8. An exposure apparatus comprising a position measurement apparatus, wherein the position measurement apparatus includes:

a first beam splitter configured to split light from a light source into reference light and measurement light;

a reference mirror configured to receive the reference light;

a second beam splitter configured to synthesize the reference light reflected on the reference mirror with the measurement light that enters and is reflected on an object to be measured;

a photoelectric conversion element configured to detect an interference pattern caused by interference between the reference light and the measurement light that are synthesized;

a driving mechanism configured to drive the object to be measured, the position measurement apparatus being configured to drive the object to be measured through the driving mechanism, to detect the interference pattern through the photoelectric conversion element, and to calculate a surface position of the object to be measured based on a change of a detection signal obtained from the interference pattern; and

a selector configured to select a signal from an interference area between reflected measurement light and reflected reference light.

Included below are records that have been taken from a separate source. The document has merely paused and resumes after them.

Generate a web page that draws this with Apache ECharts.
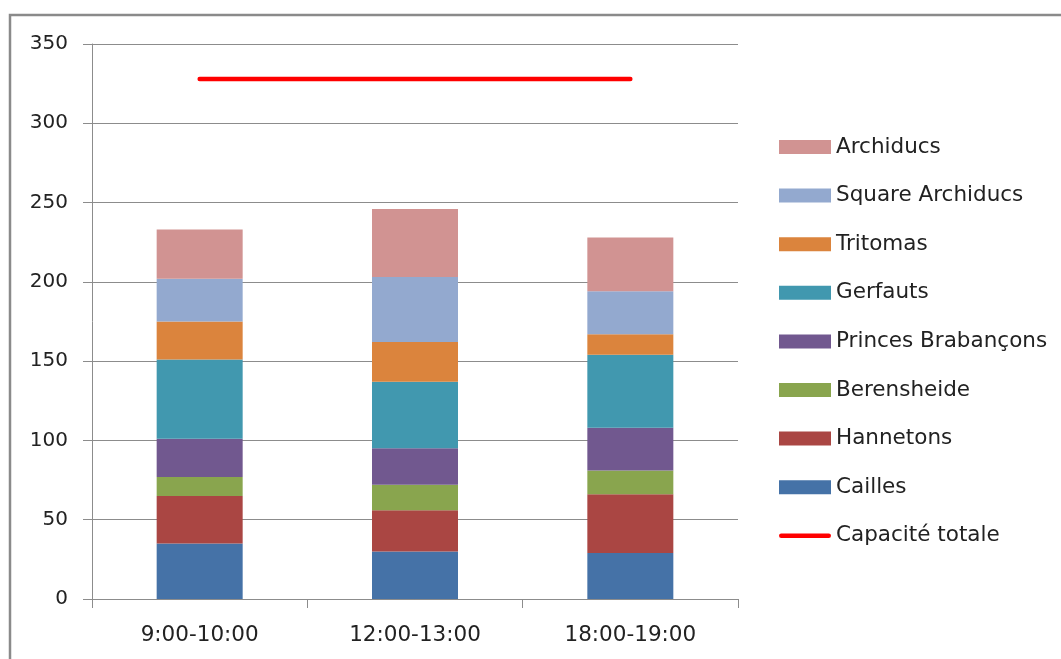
<!DOCTYPE html>
<html>
<head>
<meta charset="utf-8">
<script src="https://cdn.jsdelivr.net/npm/echarts@6/dist/echarts.min.js"></script>
<style>
  html, body { margin: 0; padding: 0; background: #fff; }
  #chart { width: 1061px; height: 659px; }
</style>
</head>
<body>
<div id="chart"></div>
<script>
// Time slots on the x axis
const categories = ['9:00-10:00', '12:00-13:00', '18:00-19:00'];

// Occupancy per group, stacked from bottom to top
const cailles = [35, 30, 29];
const hannetons = [30, 26, 37];
const berensheide = [12, 16, 15];
const princesBrabancons = [24, 23, 27];
const gerfauts = [50, 42, 46];
const tritomas = [24, 25, 13];
const squareArchiducs = [27, 41, 27];
const archiducs = [31, 43, 34];

// Total capacity, drawn as a line across the slots
const capaciteTotale = [328, 328, 328];

// Value axis range
const yMin = 0;
const yMax = 350;
const yStep = 50;

const textColor = '#222';
const axisGray = '#8c8c8c';
const fontFamily = 'DejaVu Sans';

const barGroups = [
  { name: 'Cailles', data: cailles, color: '#4572A7' },
  { name: 'Hannetons', data: hannetons, color: '#AA4643' },
  { name: 'Berensheide', data: berensheide, color: '#89A54E' },
  { name: 'Princes Brabançons', data: princesBrabancons, color: '#71588F' },
  { name: 'Gerfauts', data: gerfauts, color: '#4198AF' },
  { name: 'Tritomas', data: tritomas, color: '#DB843D' },
  { name: 'Square Archiducs', data: squareArchiducs, color: '#93A9CF' },
  { name: 'Archiducs', data: archiducs, color: '#D19392' }
];

const series = barGroups.map(g => ({
  name: g.name,
  type: 'bar',
  stack: 'total',
  data: g.data,
  barWidth: 86,
  itemStyle: { color: g.color },
  emphasis: { disabled: true }
}));

series.push({
  name: 'Capacité totale',
  type: 'line',
  data: capaciteTotale,
  symbol: 'none',
  z: 5,
  lineStyle: { color: '#FF0000', width: 4.5, cap: 'round' },
  itemStyle: { color: '#FF0000' },
  emphasis: { disabled: true }
});

// Legend key for the capacity line: a thin rounded bar centred in a 52x14 box
const lineKeyIcon = 'path://M26,0 L26,14 M2.25,4.75 L49.75,4.75 A2.25,2.25 0 0 1 49.75,9.25 L2.25,9.25 A2.25,2.25 0 0 1 2.25,4.75 Z';

const legendOrder = barGroups.map(g => ({ name: g.name, icon: 'rect' })).reverse()
  .concat([{ name: 'Capacité totale', icon: lineKeyIcon, itemStyle: { color: '#FF0000', borderWidth: 0 } }]);

const chart = echarts.init(document.getElementById('chart'), null, { renderer: 'canvas' });
chart.setOption({
  animation: false,
  backgroundColor: '#fff',
  textStyle: { fontFamily: fontFamily, color: textColor },
  grid: { left: 92, right: 323, top: 44, bottom: 60, containLabel: false },
  graphic: [{
    type: 'rect',
    shape: { x: 10, y: 15, width: 1100, height: 700 },
    style: { fill: 'none', stroke: '#8a8a8a', lineWidth: 2.5 },
    silent: true
  }],
  legend: {
    orient: 'vertical',
    left: 779,
    top: 136,
    padding: 0,
    itemWidth: 52,
    itemHeight: 14,
    itemGap: 26.6,
    selectedMode: false,
    data: legendOrder,
    textStyle: { fontFamily: fontFamily, fontSize: 21.5, lineHeight: 21.5, color: textColor }
  },
  xAxis: {
    type: 'category',
    data: categories,
    boundaryGap: true,
    axisLine: { show: true, lineStyle: { color: axisGray, width: 1 } },
    axisTick: { show: true, alignWithLabel: false, length: 9, lineStyle: { color: axisGray } },
    axisLabel: { fontFamily: fontFamily, fontSize: 21.5, color: textColor, margin: 25 },
    splitLine: { show: false }
  },
  yAxis: {
    type: 'value',
    min: yMin,
    max: yMax,
    interval: yStep,
    axisLine: { show: true, lineStyle: { color: axisGray, width: 1 } },
    axisTick: { show: true, length: 9, lineStyle: { color: axisGray } },
    axisLabel: { fontFamily: fontFamily, fontSize: 20, color: textColor, margin: 24 },
    splitLine: { show: true, lineStyle: { color: axisGray, width: 1 } }
  },
  series: series
});
</script>
</body>
</html>
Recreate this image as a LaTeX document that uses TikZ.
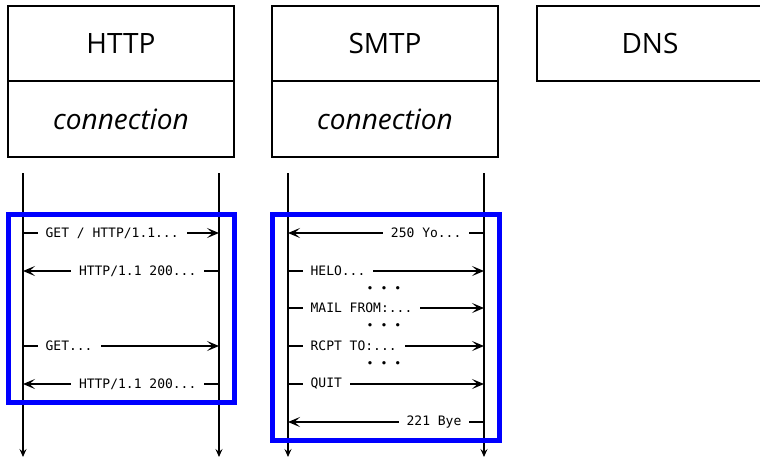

9. A position measurement method comprising the steps of:

splitting light from a light source into reference light and measurement light;

introducing the reference light to a reference mirror;

introducing the measurement light to an object to be measured;

synthesizing the reference light reflected on the reference mirror with the measurement light that enters and is reflected on the object to be measured;

detecting, via a photoelectric conversion element, an interference pattern caused by interference between the reference light and the measurement light that are synthesized while driving the object to be measured;

calculating a surface position of the object to be measured, based on a change of a detection signal obtained from the interference pattern; and

selecting a signal from an interference area between reflected measurement light and reflected reference light.